The good news, as anyone with older kids tells you, is that it’s just a phase, and they grow out of it. I think it’s largely true, but a part of me wonders if they do grow out of it, or if it just goes underground; if they learn there are better ways to express their anger, or that expressing emotion is condemned by society.

My nephew is, as I hope my sister won’t mind me writing, one of those kids who is intelligent, engaged, funny, playful and creative most of the time…but there are those moments when, shall we say, you approach him at your peril. It’s getting rarer these days, as he grows out of it, or his mum learns ways of diverting the storm before it really hits full power. One of her many parenting insights has been that these conniption fits always seem to have a very basic trigger – hunger, thirst, overheating, tiredness.

Recently at our parents’ house, he started getting wound up, and it looked as though he was going to hit his full, cyclonic level of peace destruction, when he – quite of his own instigation – went to the fridge and ate an avocado. Belly full, tantrum abated. Genius!

His being slightly older than my own son, who is also not shy of the odd hissy fit, might be what equipped him with the initiative to get what he needed – food, and possibly even a more specific kind of food based on what his body lacked. Hey, why not credit him with as much wisdom?

All this has got me thinking. Those difficult moments of childrearing, when you have a baby screaming blue murder while the toddler wees deliberately on your handbag, and the dinner’s burning and you’re about to boink yourself silly with a rolling pin out of sheer frustration (can you tell I’ve had a hard summer?), those are the moments when enlightened parenting theories are about as much use as a frozen pea in a landslide.

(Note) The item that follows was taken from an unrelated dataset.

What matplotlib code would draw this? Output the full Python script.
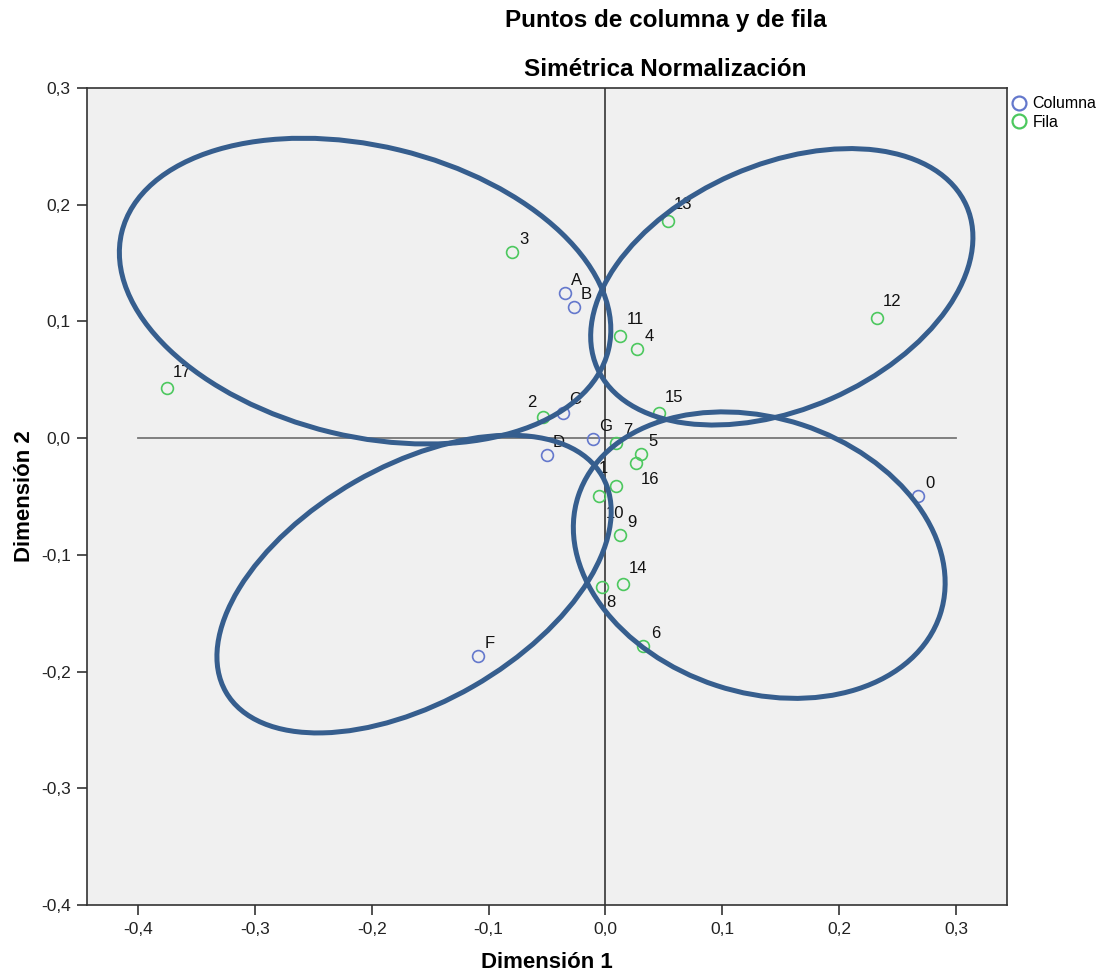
import matplotlib
matplotlib.use("Agg")
import matplotlib.pyplot as plt
from matplotlib.patches import Ellipse
from matplotlib.lines import Line2D
from matplotlib.ticker import FuncFormatter

plt.rcParams['font.family'] = ['Liberation Sans', 'DejaVu Sans']

# Column points (Dimensión 1, Dimensión 2)
col_labels = ['A', 'B', 'C', 'D', 'G', 'F', '0']
col_x = [-0.0346, -0.0266, -0.0360, -0.0502, -0.0104, -0.1093, 0.2672]
col_y = [0.1243, 0.1121, 0.0218, -0.0147, -0.0010, -0.1867, -0.0496]

# Row points
row_labels = ['3', '17', '13', '12', '11', '4', '2', '15', '7', '5',
              '16', '1', '10', '9', '14', '8', '6']
row_x = [-0.0799, -0.3754, 0.0538, 0.2322, 0.0128, 0.0270, -0.0531, 0.0461,
         0.0091, 0.0305, 0.0265, 0.0091, -0.0052, 0.0128, 0.0148, -0.0027,
         0.0324]
row_y = [0.1595, 0.0427, 0.1863, 0.1032, 0.0877, 0.0763, 0.0183, 0.0212,
         -0.0045, -0.0139, -0.0216, -0.0410, -0.0496, -0.0830, -0.1250,
         -0.1278, -0.1781]

# Highlighted groups: centre x, centre y, width, height, angle (deg)
grp_cx = [-0.2057, 0.1509, 0.1316, -0.1638]
grp_cy = [0.1260, 0.1297, -0.1002, -0.1250]
grp_w = [0.4285, 0.3452, 0.3259, 0.3714]
grp_h = [0.2488, 0.2096, 0.2351, 0.2024]
grp_ang = [-13.6, 23.7, -18.2, 29.9]

xticks = [-0.4, -0.3, -0.2, -0.1, 0.0, 0.1, 0.2, 0.3]
yticks = [-0.4, -0.3, -0.2, -0.1, 0.0, 0.1, 0.2, 0.3]

# label offsets in pixels (dx right, dy up); default upper right
label_offsets = {'2': (-12, 14), '8': (9, -15), '10': (16, -17),
                 '16': (14, -16), '1': (-13, 18)}

BLUE = '#6478cc'
GREEN = '#4cc85e'
ELL = '#365e8e'

fig = plt.figure(figsize=(11.04, 9.76), dpi=100)
ax = fig.add_axes([0.0791, 0.0727, 0.9119 - 0.0791, 0.9098 - 0.0727])
ax.set_facecolor('#f0f0f0')
ax.set_xlim(-0.4434, 0.3434)
ax.set_ylim(-0.4, 0.3)

# reference lines
ax.plot([-0.4, 0.3], [0, 0], color='#777777', lw=1.3, zorder=1)
ax.axvline(0, color='#444444', lw=1.3, zorder=1)

ax.plot(col_x, col_y, 'o', ms=8.5, mfc='none', mec=BLUE, mew=1.2, zorder=3)
ax.plot(row_x, row_y, 'o', ms=8.5, mfc='none', mec=GREEN, mew=1.2, zorder=3)


def put_labels(xs, ys, labels):
    for x, y, t in zip(xs, ys, labels):
        if t in label_offsets:
            dx, dy = label_offsets[t]
        elif len(t) > 1:
            dx, dy = 15, 16
        else:
            dx, dy = 12, 13
        ax.annotate(t, (x, y), xytext=(dx, dy), textcoords='offset pixels',
                    ha='center', va='center', fontsize=12, color='#111111',
                    zorder=4)


put_labels(col_x, col_y, col_labels)
put_labels(row_x, row_y, row_labels)

for cx, cy, w, h, a in zip(grp_cx, grp_cy, grp_w, grp_h, grp_ang):
    ax.add_patch(Ellipse((cx, cy), w, h, angle=a, fill=False,
                         edgecolor=ELL, lw=3.6, zorder=5))

fmt = FuncFormatter(lambda v, p: f"{v:.1f}".replace('.', ',').replace('-0,0', '0,0'))
ax.set_xticks(xticks)
ax.set_yticks(yticks)
ax.xaxis.set_major_formatter(fmt)
ax.yaxis.set_major_formatter(fmt)
ax.tick_params(direction='out', length=7, width=1.2, color='#333333',
               labelsize=12.5, labelcolor='#222222', pad=5)
for s in ax.spines.values():
    s.set_color('#333333')
    s.set_linewidth(1.2)

ax.set_xlabel('Dimensión 1', fontsize=16, fontweight='bold', labelpad=11)
ax.set_ylabel('Dimensión 2', fontsize=16, fontweight='bold', labelpad=4)

fig.text(0.603, 1 - 21 / 976, 'Puntos de columna y de fila', ha='center',
         va='center', fontsize=17.5, fontweight='bold')
fig.text(0.603, 1 - 69 / 976, 'Simétrica Normalización', ha='center',
         va='center', fontsize=17.5, fontweight='bold')

handles = [Line2D([], [], ls='none', marker='o', ms=10, mfc='none', mec=BLUE,
                  mew=1.6, label='Columna'),
           Line2D([], [], ls='none', marker='o', ms=10, mfc='none', mec=GREEN,
                  mew=1.6, label='Fila')]
fig.legend(handles=handles, loc='upper left', bbox_to_anchor=(0.904, 0.913),
           frameon=False, fontsize=11.5, handletextpad=0.25, labelspacing=0.25,
           borderpad=0.2, handlelength=1.2)

fig.savefig('out.png', dpi=100, facecolor='white')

The tantrum (whether his or yours) always seems to have its roots in a primal need, water, blood sugar, or – though it’s not always possible, much to all our loss – another person to muck in.

And it may be more subtle: a cuddle. A bit of attention. Praise. Being listened to. I freely admit that I am just as immature in my need-expression as Caveboy’s. In fact in some ways I’m worse; I sigh, roll my eyes, stare listlessly out of windows, make reproachful little comments. Those are my invisible tantrums. I dare say they are much harder to understand for the people in my life (namely, long-suffering Caveman) than a good ole yell.

Knowing that tantrums, whether visible or otherwise, have as their touchpaper the most ordinary of needs makes the firestorm transparent, easier to handle, faster to quell. Though God knows I could do with remembering my own advice when Caveboy is screaming as I drag him away from a concrete mixer at lunchtime, or when, indeed, I am doing the dishes viciously, in a silent strop.

Please, remind me. Keep reminding me. Just think of the innocent, defenseless crockery.